Kürt sorunu ulusal bir sorundur. Ezilen ulusun kendi kaderini tayın etmesi sorunudur. Ezilen ulusun kendi kaderini tayın etmesi de, gönüllü birlikte yaşamayı da, ayrılmayı da içerir. Kürtlerin ne istediğinin netleşmesi, iradenin ortaya çıkması, sınırsız bir tartışma ortamının sağlanmasını, ifade [düşünce] özgürlüğünün önündeki tüm engellerin ortadan kaldırılmasını gerektirir. Bir sorunun nasıl çözüleceği, ne olduğundan bağımsız değildir. Kürt sorunu nedir? Kürt sorunu neden bir sorundur? Bu sorun günümüze kadar neden çözülmeden gelmiştir? Sorunu yaratan esas unsurlar nelerdir? Gibi temel sorular hiçbir zaman gündeme getirilmiyor, tartışma konusu yapılmıyor… Eğer orta yerdeki sorun, ulusal mahiyette bir sorunsa ki öyledir, onu demokratikleşme çerçevesinde çözmek mümkün değildir. Zira, demokratikleşmeyle Kürt sorununun çözümü arasındaki ilişkinin yönü demokratikleşmeden Kürt sorununa doğru değil, Kürt sorunundan demokratikleşmeye doğrudur. Başka türlü ifade etmek gerekirse, Kürt sorununun önceliği vardır. Bunun anlamı, ezilen bir halk olan Kürtlerin gasbedilmiş haklarının iadesi, demokratikleşme denilenin kapsadığı, kapsaması gerekenden başka/farklı şeyleri de içerir. Geçerli yaklaşım sorunun bireysel haklar temelinde çözüleceği şeklinde. Kürt sorununun çözümü doğrudan kolektif hakları içeriyor. Elbette kolektif haklarla bireysel haklar arasında bir çatışma söz konusu değildir.

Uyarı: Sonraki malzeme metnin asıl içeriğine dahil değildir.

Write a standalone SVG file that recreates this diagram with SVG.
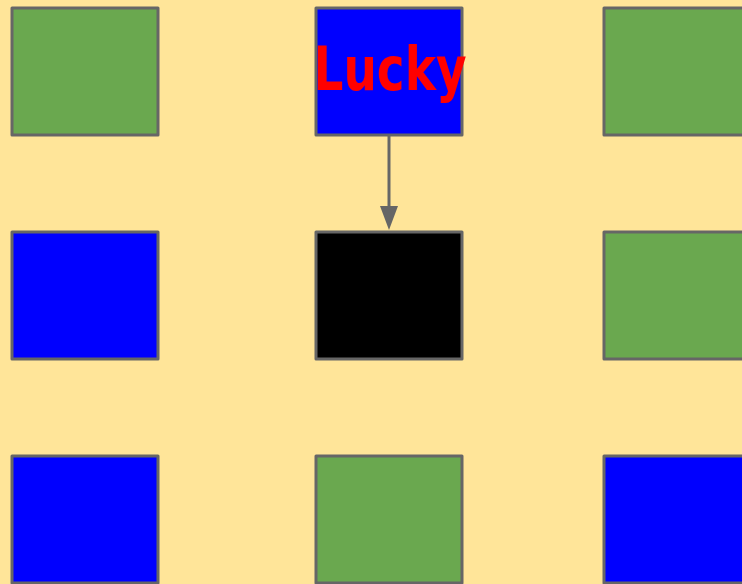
<svg xmlns="http://www.w3.org/2000/svg" width="742" height="584" viewBox="0 0 742 584">
<style>
.n{stroke:#666666;stroke-width:3;stroke-linejoin:round}
.g{fill:#6AA84F}.b{fill:#0000FF}.k{fill:#000000}
.lbl{font-family:"DejaVu Sans",sans-serif;font-weight:bold;fill:#FF0000;font-size:60px}
</style>
<defs>
<marker id="ah" markerWidth="18" markerHeight="24" refX="9" refY="24" orient="auto" markerUnits="userSpaceOnUse" viewBox="0 0 18 24">
<path d="M0,0 L18,0 L9,24 Z" fill="#666666" transform="rotate(0)"/>
</marker>
</defs>
<rect width="742" height="584" fill="#FFE599"/>
<g id="connectors">
<line x1="389" y1="136" x2="389" y2="206" stroke="#666666" stroke-width="3"/>
<path d="M380,206 L398,206 L389,230 Z" fill="#666666"/>
</g>
<g id="n11"><rect class="n g" x="12" y="8" width="146" height="127"/></g>
<g id="n12"><rect class="n b" x="316" y="8" width="146" height="127"/>
<text class="lbl" x="390" y="90" text-anchor="middle" textLength="153" lengthAdjust="spacingAndGlyphs">Lucky</text></g>
<g id="n13"><rect class="n g" x="604" y="8" width="146" height="127"/></g>
<g id="n21"><rect class="n b" x="12" y="232" width="146" height="127"/></g>
<g id="n22"><rect class="n k" x="316" y="232" width="146" height="127"/></g>
<g id="n23"><rect class="n g" x="604" y="232" width="146" height="127"/></g>
<g id="n31"><rect class="n b" x="12" y="456" width="146" height="127"/></g>
<g id="n32"><rect class="n g" x="316" y="456" width="146" height="127"/></g>
<g id="n33"><rect class="n b" x="604" y="456" width="146" height="127"/></g>
</svg>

Başbakan ve içişleri bakanı ne yapacaklarını değil, neyi yapmayacaklarını sayarak konuşmaya başlıyorlar… Cunta anayasasına dokunmadan seksen yıllık zihniyetle hesaplaşmadan sorunun çözüleceğine inanan var mı? Hala Kürtçe’nin bir dil olarak kabul edilmemesi demek, o dili konuşan halkın varlığının da inkâr edilmesi demektir. Böyle bir anlayışla sorun çözülebilir mi? Bu anlayışta ısrar devam ederse, Kürt çözümü, Türk çözümsüzlüğü olmaya devam edecektir. Kürt sorununun kaynağında, devletin inkâr, imha ve asimilasyon siyaseti vardır. Devlet Kürtlere doğal haklarını teslim ederek, bu politikadan, bu uygulamalardan geri adım atabilir. Kürtlerin ihtiyacı olan lütuf değil, haksızlığın giderilmesidir. Bunun da yolu doğrudan sorunun tarafı olanla, Kürtlerle, Kürt örgütleriyle, Kürtleri temsil eden kurum ve kişilerle görüşmekten geçiyor. Oysa hükümet Türk tarafıyla görüşmeyi yeğliyor…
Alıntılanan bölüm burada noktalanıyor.